Stream Kafka Data into JindoFS with Flume & Kafka HDFS Connector - E-MapReduce

To build log collection, monitoring aggregation, and real-time analysis pipelines on E-MapReduce (EMR), you can import data from Apache Kafka into JindoFileSystem (JindoFS). Three methods are supported: Apache Flume, Kafka API (MapReduce or Spark), and Kafka HDFS Connector.

Choose an import method

Method	Best for	Configuration effort
Apache Flume (recommended)	General-purpose log and event ingestion	Low — configure a sink in the Flume agent file
Kafka API (MapReduce or Spark)	Jobs already using MapReduce or Spark for processing	Low — set the output path to a JindoFS directory
Kafka HDFS Connector	Kafka Connect-based pipelines	Medium — configure the connector sink path

Use Apache Flume

Apache Flume moves data into Hadoop Distributed File System (HDFS). Because JindoFS exposes an HDFS-compatible interface, you can direct the Flume HDFS sink to a JindoFS path without modifying the Flume agent.

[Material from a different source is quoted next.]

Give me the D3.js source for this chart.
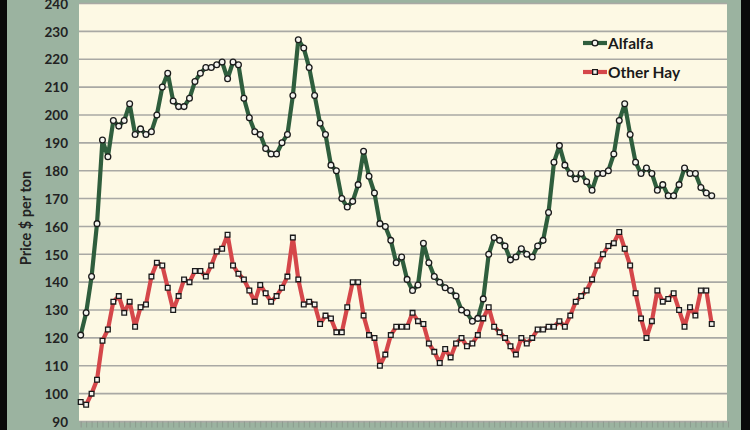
<!DOCTYPE html>
<html><head><meta charset="utf-8">
<script src="https://cdn.jsdelivr.net/npm/d3@7"></script>
<style>
html,body{margin:0;padding:0;background:#9bb3a0;}
svg{display:block;}
</style></head>
<body>
<svg id="chart" width="750" height="430"></svg>
<script>
const alfalfa = [121,129,142,161,191,185,198,196,198,204,193,195,193,194,200,210,215,205,203,203,
206,212,215,217,217,218,219,213,219,218,206,199,194,193,188,186,186,190,193,207,
227,224,217,207,197,193,182,180,170,167,169,175,187,178,172,161,160,155,147,149,
141,137,139,154,147,142,140,138,137,135,130,129,126,127,134,150,156,155,153,148,
149,152,150,149,153,155,165,183,189,182,179,177,179,176,173,179,179,180,186,198,
204,193,183,179,181,179,173,175,171,171,175,181,179,179,174,172,171];
const otherHay = [97,96,100,105,119,123,133,135,129,133,124,131,132,142,147,146,138,130,135,141,
140,144,144,142,146,151,152,157,146,143,141,137,133,139,136,133,135,138,142,156,
141,132,133,132,125,128,127,122,122,131,140,140,128,121,120,110,114,121,124,124,
124,129,126,125,118,115,111,116,113,118,120,117,118,121,127,131,124,122,120,117,
114,120,118,120,123,123,124,124,126,124,128,133,135,137,141,146,150,153,154,158,
152,146,136,127,120,126,137,133,134,136,130,124,131,128,137,137,125];
const yTicks = [90,100,110,120,130,140,150,160,170,180,190,200,210,220,230,240];
const seriesNames = ["Alfalfa","Other Hay"];
const nSlots = 120;

const svg = d3.select("#chart");
const W = 750, H = 430;
const plot = {left:79, right:727, top:3.5, bottom:421.5};

svg.append("rect").attr("width",W).attr("height",H).attr("fill","#9bb3a0");
svg.append("rect").attr("x",0).attr("y",0).attr("width",7).attr("height",H).attr("fill","#0a0a0a");
svg.append("rect").attr("x",741).attr("y",0).attr("width",9).attr("height",H).attr("fill","#0a0a0a");
svg.append("rect").attr("x",plot.left).attr("y",plot.top).attr("width",plot.right-plot.left)
  .attr("height",plot.bottom-plot.top).attr("fill","#fdf9e4");

const x = d3.scaleLinear().domain([0, nSlots-1]).range([80.7, 80.7 + (nSlots-1)*5.44]);
const y = d3.scaleLinear().domain([90,240]).range([plot.bottom, plot.top]);

svg.append("g").selectAll("line").data(yTicks).join("line")
  .attr("x1",plot.left).attr("x2",plot.right)
  .attr("y1",d=>y(d)).attr("y2",d=>y(d))
  .attr("stroke","#a9a9a4").attr("stroke-width",1.6);

const yAxis = d3.axisLeft(y).tickValues(yTicks).tickSize(0).tickPadding(0);
const gy = svg.append("g").attr("transform",`translate(68,0)`).call(yAxis);
gy.select(".domain").remove();
gy.selectAll("text").attr("font-family","Lato, 'Open Sans', sans-serif").attr("font-weight","bold")
  .attr("font-size","13.5px").attr("fill","#222").attr("dy","0.35em");

const xAxis = d3.axisBottom(x).tickValues(d3.range(nSlots)).tickSize(6).tickFormat("");
const gx = svg.append("g").attr("transform",`translate(0,${plot.bottom})`).call(xAxis);
gx.select(".domain").attr("stroke","#a9a9a4").attr("stroke-width",1.2);
gx.selectAll(".tick line").attr("stroke","#8c9c8e").attr("stroke-width",1);

svg.append("text").attr("transform","translate(31,218) rotate(-90)")
  .attr("text-anchor","middle").attr("font-family","Lato, 'Open Sans', sans-serif")
  .attr("font-weight","bold").attr("font-size","14.5px").attr("fill","#222")
  .text("Price $ per ton");

const line = d3.line().x((d,i)=>x(i)).y(d=>y(d));
const colors = ["#2f5e3d","#d5474a"];

function drawSeries(data, color, shape){
  svg.append("path").datum(data).attr("d",line).attr("fill","none")
    .attr("stroke",color).attr("stroke-width",4.2).attr("stroke-linejoin","round");
  const sym = d3.symbol().type(shape).size(shape===d3.symbolSquare?22:26);
  svg.append("g").selectAll("path").data(data).join("path")
    .attr("transform",(d,i)=>`translate(${x(i)},${y(d)})`)
    .attr("d",sym).attr("fill","#f4f4ef").attr("stroke","#1a1a1a").attr("stroke-width",1.3);
}
drawSeries(alfalfa, colors[0], d3.symbolCircle);
drawSeries(otherHay, colors[1], d3.symbolSquare);

const legend = svg.append("g");
seriesNames.forEach((name,i)=>{
  const ly = 43 + i*29;
  legend.append("line").attr("x1",583).attr("x2",607).attr("y1",ly).attr("y2",ly)
    .attr("stroke",colors[i]).attr("stroke-width",4.2);
  const sym = d3.symbol().type(i===0?d3.symbolCircle:d3.symbolSquare).size(i===0?26:22);
  legend.append("path").attr("transform",`translate(595,${ly})`).attr("d",sym)
    .attr("fill","#f4f4ef").attr("stroke","#1a1a1a").attr("stroke-width",1.3);
  legend.append("text").attr("x",608).attr("y",ly).attr("dy","0.36em")
    .attr("font-family","Lato, 'Open Sans', sans-serif").attr("font-weight","bold")
    .attr("font-size","15.5px").attr("fill","#1a1a1a").text(name);
});
</script>
</body></html>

Set jfs.type to hdfs and jfs.hdfs.path to a directory in JindoFS:

a1.sinks = emr-jfs
...
a1.sinks.emr-jfs.type = hdfs
a1.sinks.emr-jfs.hdfs.path = jfs://emr-jfs/kafka/%{topic}/%y-%m-%d
a1.sinks.emr-jfs.hdfs.rollInterval = 10
a1.sinks.emr-jfs.hdfs.rollSize = 0
a1.sinks.emr-jfs.hdfs.rollCount = 0
a1.sinks.emr-jfs.hdfs.fileType = DataStream

Use a Kafka API

Engines such as MapReduce and Spark call a Kafka API to read from Kafka and write to HDFS. To write to JindoFS instead, reference HDFS in your job and set the export path to a JindoFS directory:

jfs://emr-jfs/<your-output-path>

Replace <your-output-path> with the target directory in JindoFS.

Use Kafka HDFS Connector

The Kafka HDFS Connector exports data from Kafka topics to HDFS. To write to JindoFS, set the sink export path to a JindoFS directory:

jfs://emr-jfs/<your-output-path>

Replace <your-output-path> with the target directory in JindoFS.